*Exercise objective*
Please, without the pictures, retype exactly the lines from the start of the material through the line that holds "xticks_left = [-4, -2, 0, 2, 4, 6, 8, 10]".

*Stored data*
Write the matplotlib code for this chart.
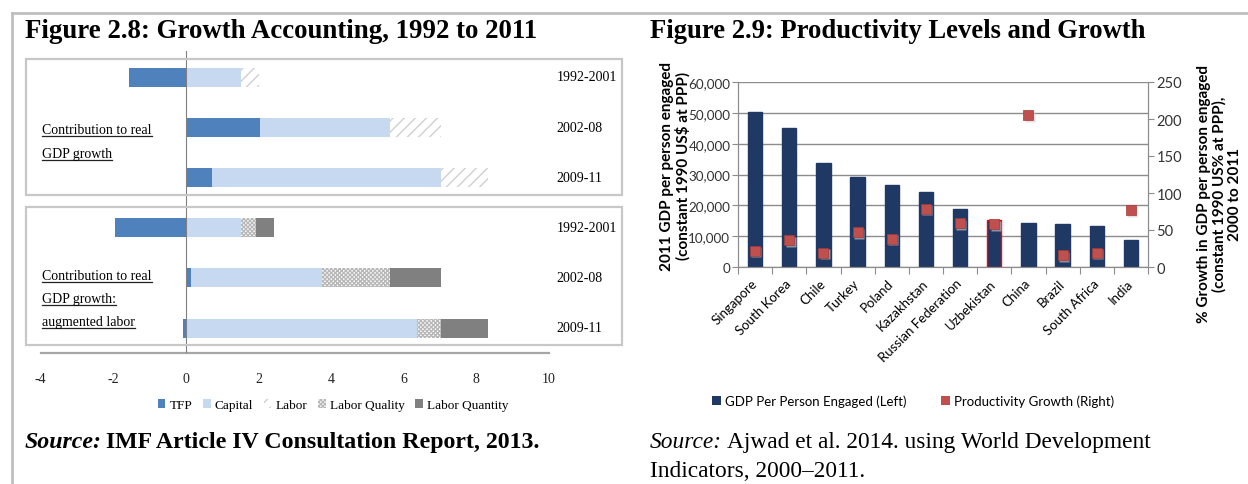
import numpy as np
import matplotlib
matplotlib.use("Agg")
import matplotlib.pyplot as plt
from matplotlib.patches import Rectangle, Patch
from matplotlib.lines import Line2D

# ---- Figure 2.8 data (percentage points) ----
periods = ["1992-2001", "2002-08", "2009-11"]
tfp_a = [-1.58, 2.03, 0.72]
capital_a = [1.51, 3.60, 6.31]
labor_a = [0.50, 1.40, 1.29]

tfp_b = [-1.96, 0.13, -0.09]
capital_b = [1.51, 3.62, 6.35]
quality_b = [0.42, 1.88, 0.68]
quantity_b = [0.50, 1.40, 1.29]
xticks_left = [-4, -2, 0, 2, 4, 6, 8, 10]

# ---- Figure 2.9 data ----
countries = ["Singapore", "South Korea", "Chile", "Turkey", "Poland", "Kazakhstan",
             "Russian Federation", "Uzbekistan", "China", "Brazil", "South Africa", "India"]
gdp_pp = [50200, 45000, 33600, 29100, 26700, 24300, 18900, 15100, 14400, 13800, 13300, 8700]
growth = [22, 36, 19, 47, 38, 79, 59, 58, 205, 16, 19, 77]

W, H = 1248, 485
fig = plt.figure(figsize=(W / 100, H / 100), dpi=100)
fig.patch.set_facecolor("white")

serif = "Liberation Serif"
sans = "Lato"


def px_axes(x0, y0, x1, y1):
    return fig.add_axes([x0 / W, 1 - y1 / H, (x1 - x0) / W, (y1 - y0) / H])


def fx(x):
    return x / W


def fy(y):
    return 1 - y / H


# outer frame lines
fig.add_artist(Line2D([fx(12), 1], [fy(14), fy(14)], color="#BFBFBF", lw=2))
fig.add_artist(Line2D([fx(12), fx(12)], [fy(14), 0], color="#BFBFBF", lw=2))

# titles
fig.text(fx(25), fy(31), "Figure 2.8: Growth Accounting, 1992 to 2011", family=serif,
         fontsize=19.4, fontweight="bold", va="center")
fig.text(fx(650), fy(31), "Figure 2.9: Productivity Levels and Growth", family=serif,
         fontsize=19.2, fontweight="bold", va="center")

# ================= left chart =================
c_tfp = "#4F81BD"
c_cap = "#C6D9F1"
c_lab = "#D0D0D0"
c_qual = "#B8B8B8"
c_quan = "#808080"

for (y0, y1) in [(60, 196), (208, 346)]:
    fig.add_artist(Rectangle((fx(26), fy(y1)), fx(622) - fx(26), fy(y0) - fy(y1),
                             transform=fig.transFigure, fill=False,
                             edgecolor="#C8C8C8", lw=1.6))

ax = px_axes(40.8, 52, 549, 354)
ax.set_xlim(-4, 10)
step = 50.2
ax.set_ylim((354 - 78) / step, (52 - 78) / step)
ax.patch.set_alpha(0)

groups = [
    [(tfp_a, dict(color=c_tfp)), (capital_a, dict(color=c_cap)),
     (labor_a, dict(facecolor="white", edgecolor=c_lab, hatch="///", lw=0))],
    [(tfp_b, dict(color=c_tfp)), (capital_b, dict(color=c_cap)),
     (quality_b, dict(facecolor="white", edgecolor=c_qual, hatch="xxxxxxxx", lw=0)),
     (quantity_b, dict(color=c_quan))],
]
bh = 19 / step
for gi, series in enumerate(groups):
    ypos = np.arange(3) + 3 * gi
    pos = np.zeros(3)
    neg = np.zeros(3)
    for vals, style in series:
        vals = np.array(vals)
        left = np.where(vals >= 0, pos, neg)
        ax.barh(ypos, vals, left=left, height=bh, zorder=2, **style)
        pos = pos + np.clip(vals, 0, None)
        neg = neg + np.clip(vals, None, 0)
    for i, p in enumerate(periods):
        ax.text(10.2, ypos[i], p, family=serif, fontsize=10, va="center", ha="left",
                clip_on=False)

ax.axvline(0, color="#808080", lw=0.8, zorder=3)
for s in ["top", "right", "left"]:
    ax.spines[s].set_visible(False)
ax.spines["bottom"].set_color("#A6A6A6")
ax.spines["bottom"].set_linewidth(1.6)
ax.set_yticks([])
ax.set_xticks(xticks_left)
ax.set_xticklabels([str(v) for v in xticks_left], family=serif, fontsize=10)
ax.tick_params(axis="x", length=0, pad=14, colors="#222222")

# group labels (underlined later)
label_texts = []
for y, s in [(131, "Contribution to real"), (155, "GDP growth"),
             (277, "Contribution to real"), (300, "GDP growth:"), (323, "augmented labor")]:
    label_texts.append(fig.text(fx(42), fy(y), s, family=serif, fontsize=10, va="center"))

leg_handles = [
    Patch(facecolor=c_tfp), Patch(facecolor=c_cap),
    Patch(facecolor="white", edgecolor=c_lab, hatch="///", lw=0),
    Patch(facecolor="white", edgecolor=c_qual, hatch="xxxxxxxx", lw=0),
    Patch(facecolor=c_quan),
]
fig.legend(leg_handles, ["TFP", "Capital", "Labor", "Labor Quality", "Labor Quantity"],
           loc="center", bbox_to_anchor=(fx(333), fy(406)), ncol=5, frameon=False,
           prop={"family": serif, "size": 9.5}, handlelength=0.6, handleheight=0.6,
           handletextpad=0.3, columnspacing=0.8)

t1 = fig.text(fx(25), fy(443), "Source:", family=serif, fontsize=17.2, fontweight="bold",
              fontstyle="italic", va="center")

# ================= right chart =================
navy = "#1F3864"
red = "#C0504D"
ax2 = px_axes(738, 83, 1148, 268)
xs = np.arange(len(countries))
edges = [navy] * len(countries)
edges[countries.index("Uzbekistan")] = "#FF0000"
ax2.bar(xs, gdp_pp, width=0.42, color=navy, edgecolor=edges, lw=1, zorder=2)
ax2.set_xlim(-0.5, len(countries) - 0.5)
ax2.set_ylim(0, 60000)
ax2.set_yticks(np.arange(0, 60001, 10000))
ax2.set_yticklabels([f"{v:,}" for v in range(0, 60001, 10000)], family=sans, fontsize=9.7)
ax2.grid(axis="y", color="#8C8C8C", lw=1, zorder=0)
ax2.set_axisbelow(True)
ax2.set_xticks(np.arange(len(countries) + 1) - 0.5, minor=False)
ax2.set_xticklabels([])
ax2.set_xticks(xs, minor=True)
ax2.set_xticklabels(countries, minor=True, rotation=45, ha="right", va="center",
                    rotation_mode="anchor", family=sans, fontsize=9.5)
ax2.tick_params(axis="x", which="major", length=5, color="#8C8C8C", direction="out")
ax2.tick_params(axis="x", which="minor", length=0, pad=10)
ax2.tick_params(axis="y", length=4, color="#8C8C8C", colors="#333333", pad=1.5)
ax2.spines["top"].set_visible(False)
for s in ["left", "right", "bottom"]:
    ax2.spines[s].set_color("#8C8C8C")
ax2.set_ylabel("2011 GDP per person engaged\n(constant 1990 US$ at PPP)", family=sans,
               fontsize=11, fontweight="bold", linespacing=1.1)
ax2.yaxis.set_label_coords(-0.115, 0.55)

ax3 = ax2.twinx()
ax3.set_ylim(0, 250)
ax3.set_yticks(np.arange(0, 251, 50))
ax3.set_yticklabels([str(v) for v in range(0, 251, 50)], family=sans, fontsize=10.5)
ax3.plot(xs + 0.04, np.array(growth) - 2, "s", color="#D0D0D0", ms=7, mec="none", alpha=0.6,
         zorder=3)
ax3.plot(xs, growth, "s", color=red, ms=6.5, mec="#A33A37", mew=0.5, zorder=4)
ax3.tick_params(axis="y", length=4, color="#8C8C8C", colors="#333333", pad=2)
ax3.spines["top"].set_visible(False)
for s in ["left", "right", "bottom"]:
    ax3.spines[s].set_color("#8C8C8C")
ax3.set_ylabel("% Growth in GDP per person engaged\n(constant 1990 US% at PPP),\n2000 to 2011",
               family=sans, fontsize=11, fontweight="bold", linespacing=1.1)
ax3.yaxis.set_label_coords(1.12, 0.4)

fig.legend([Patch(facecolor=navy), Patch(facecolor=red)],
           ["GDP Per Person Engaged (Left)", "Productivity Growth (Right)"],
           loc="center", bbox_to_anchor=(fx(913), fy(402)), ncol=2, frameon=False,
           prop={"family": sans, "size": 9.5}, handlelength=0.7, handleheight=0.7,
           handletextpad=0.3, columnspacing=2.6)

t2 = fig.text(fx(650), fy(443), "Source:", family=serif, fontsize=16.8, fontstyle="italic",
              va="center")
fig.text(fx(650), fy(472), "Indicators, 2000\u20132011.", family=serif, fontsize=16.8,
         va="center")

# continue the source lines after the italic word, and underline the group labels
fig.canvas.draw()
r = fig.canvas.get_renderer()
bb = t1.get_window_extent(r)
fig.text((bb.x1 + 4) / W, fy(443), "IMF Article IV Consultation Report, 2013.", family=serif,
         fontsize=17.2, fontweight="bold", va="center")
bb2 = t2.get_window_extent(r)
fig.text((bb2.x1 + 5) / W, fy(443), "Ajwad et al. 2014. using World Development", family=serif,
         fontsize=16.8, va="center")
for t in label_texts:
    b = t.get_window_extent(r)
    fig.add_artist(Line2D([b.x0 / W, b.x1 / W], [(b.y0 + 1) / H, (b.y0 + 1) / H],
                          color="#222222", lw=0.9))

fig.savefig("out.png", dpi=100)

*Task result*
Write the matplotlib code for this chart.
import numpy as np
import matplotlib
matplotlib.use("Agg")
import matplotlib.pyplot as plt
from matplotlib.patches import Rectangle, Patch
from matplotlib.lines import Line2D

# ---- Figure 2.8 data (percentage points) ----
periods = ["1992-2001", "2002-08", "2009-11"]
tfp_a = [-1.58, 2.03, 0.72]
capital_a = [1.51, 3.60, 6.31]
labor_a = [0.50, 1.40, 1.29]

tfp_b = [-1.96, 0.13, -0.09]
capital_b = [1.51, 3.62, 6.35]
quality_b = [0.42, 1.88, 0.68]
quantity_b = [0.50, 1.40, 1.29]
xticks_left = [-4, -2, 0, 2, 4, 6, 8, 10]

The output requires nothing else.